## Task details
Read the entries below and pull out each line with the string "this".

## Input
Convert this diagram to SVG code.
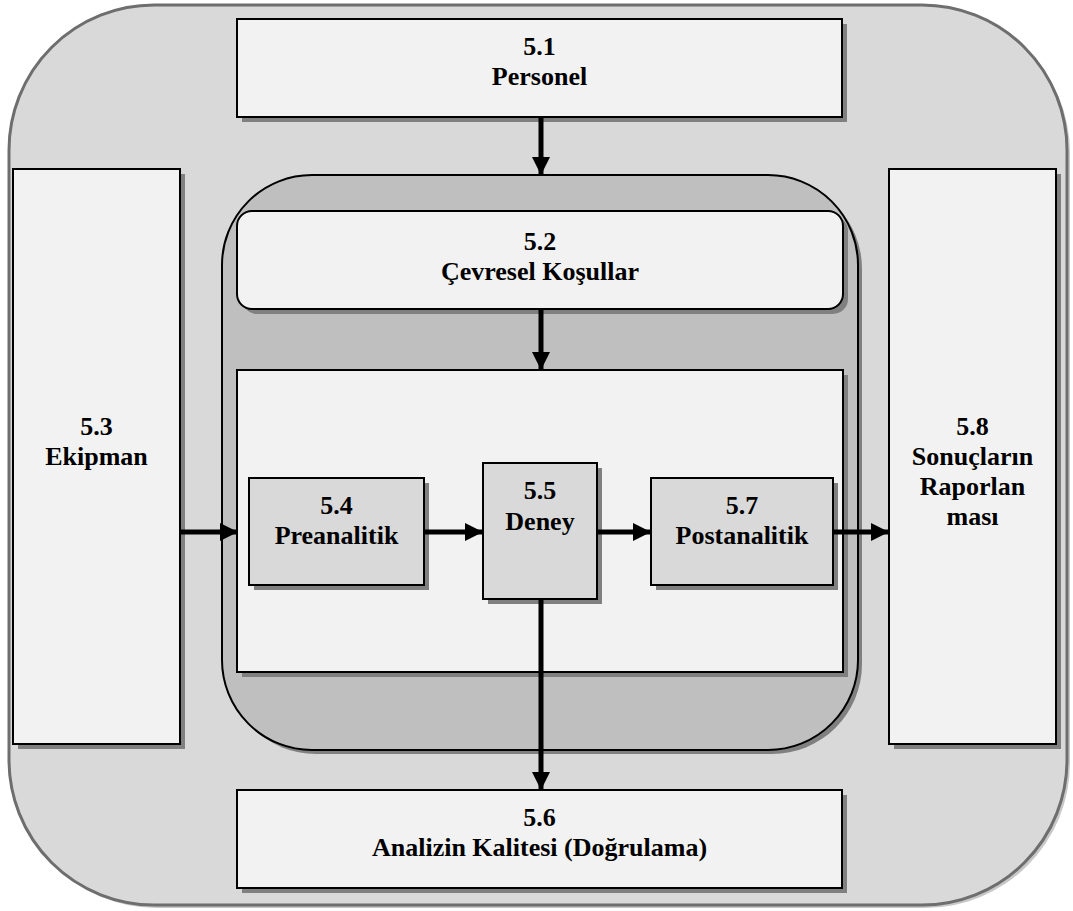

* * *

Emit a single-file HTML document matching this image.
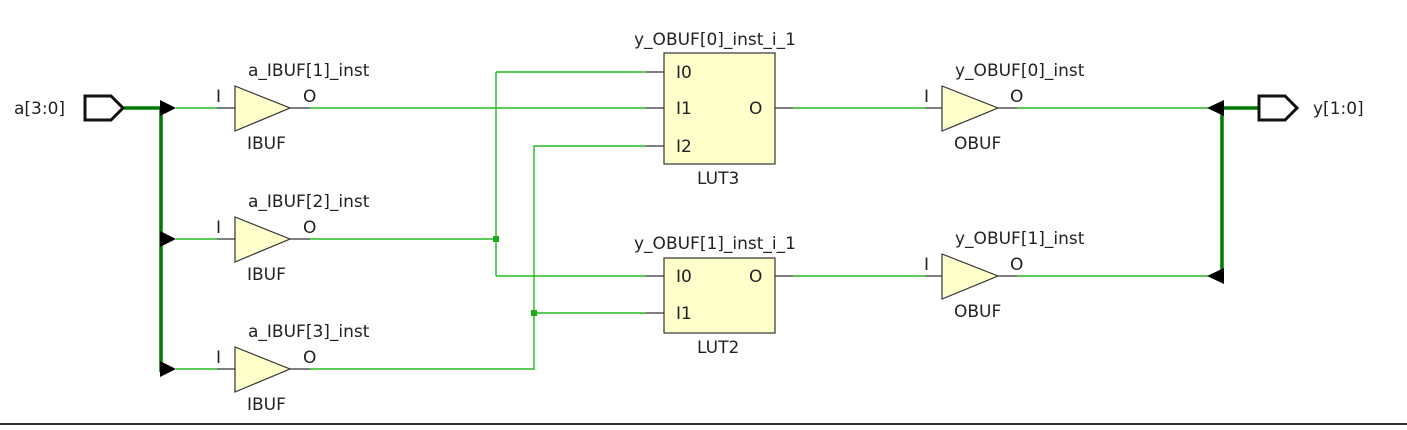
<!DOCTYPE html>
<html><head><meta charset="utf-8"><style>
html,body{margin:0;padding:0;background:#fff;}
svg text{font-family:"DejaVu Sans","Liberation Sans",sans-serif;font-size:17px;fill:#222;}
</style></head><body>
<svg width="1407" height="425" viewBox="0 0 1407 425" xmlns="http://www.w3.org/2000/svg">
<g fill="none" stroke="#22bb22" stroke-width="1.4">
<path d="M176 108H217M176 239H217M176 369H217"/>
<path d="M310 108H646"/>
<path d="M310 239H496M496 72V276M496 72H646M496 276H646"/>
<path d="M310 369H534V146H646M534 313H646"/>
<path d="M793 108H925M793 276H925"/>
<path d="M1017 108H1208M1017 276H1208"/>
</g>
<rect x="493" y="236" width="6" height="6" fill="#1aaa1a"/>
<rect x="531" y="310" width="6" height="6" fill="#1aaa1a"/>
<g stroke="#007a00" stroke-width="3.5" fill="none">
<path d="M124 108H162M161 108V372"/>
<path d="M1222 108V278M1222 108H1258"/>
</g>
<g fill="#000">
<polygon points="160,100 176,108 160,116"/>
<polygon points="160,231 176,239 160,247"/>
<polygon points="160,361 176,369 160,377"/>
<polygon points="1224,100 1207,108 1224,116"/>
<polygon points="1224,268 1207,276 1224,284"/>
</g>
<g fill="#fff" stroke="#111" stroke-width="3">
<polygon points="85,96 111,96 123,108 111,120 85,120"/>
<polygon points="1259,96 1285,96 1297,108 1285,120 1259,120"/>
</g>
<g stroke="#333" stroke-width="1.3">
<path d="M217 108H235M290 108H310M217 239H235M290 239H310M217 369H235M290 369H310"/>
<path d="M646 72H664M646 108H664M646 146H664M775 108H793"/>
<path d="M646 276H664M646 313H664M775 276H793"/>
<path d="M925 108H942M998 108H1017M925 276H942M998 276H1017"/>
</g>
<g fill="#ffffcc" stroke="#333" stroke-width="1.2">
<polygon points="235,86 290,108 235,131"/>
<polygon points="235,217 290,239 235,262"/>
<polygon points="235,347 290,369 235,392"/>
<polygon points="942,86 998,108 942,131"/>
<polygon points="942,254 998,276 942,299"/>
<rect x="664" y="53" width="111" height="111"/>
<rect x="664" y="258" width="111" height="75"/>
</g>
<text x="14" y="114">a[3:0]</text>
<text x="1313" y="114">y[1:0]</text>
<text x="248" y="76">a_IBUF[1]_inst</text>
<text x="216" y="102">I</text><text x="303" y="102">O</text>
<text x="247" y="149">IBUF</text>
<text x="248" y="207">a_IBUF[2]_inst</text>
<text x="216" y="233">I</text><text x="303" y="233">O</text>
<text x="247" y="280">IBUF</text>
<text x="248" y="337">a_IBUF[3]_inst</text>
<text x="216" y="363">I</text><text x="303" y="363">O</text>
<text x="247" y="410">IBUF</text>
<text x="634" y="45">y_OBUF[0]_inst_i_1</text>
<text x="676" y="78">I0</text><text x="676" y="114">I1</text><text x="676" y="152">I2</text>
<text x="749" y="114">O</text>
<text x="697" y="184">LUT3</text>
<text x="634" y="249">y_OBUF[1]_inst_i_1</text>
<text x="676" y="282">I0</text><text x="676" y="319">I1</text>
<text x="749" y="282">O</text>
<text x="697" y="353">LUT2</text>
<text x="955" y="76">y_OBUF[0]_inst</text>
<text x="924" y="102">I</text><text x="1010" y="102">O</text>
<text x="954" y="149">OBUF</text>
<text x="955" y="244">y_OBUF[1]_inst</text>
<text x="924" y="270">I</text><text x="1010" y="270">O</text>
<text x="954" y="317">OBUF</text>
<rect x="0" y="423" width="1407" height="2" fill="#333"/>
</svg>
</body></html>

## Completed exercise
Convert this diagram to SVG code.
Emit a single-file HTML document matching this image.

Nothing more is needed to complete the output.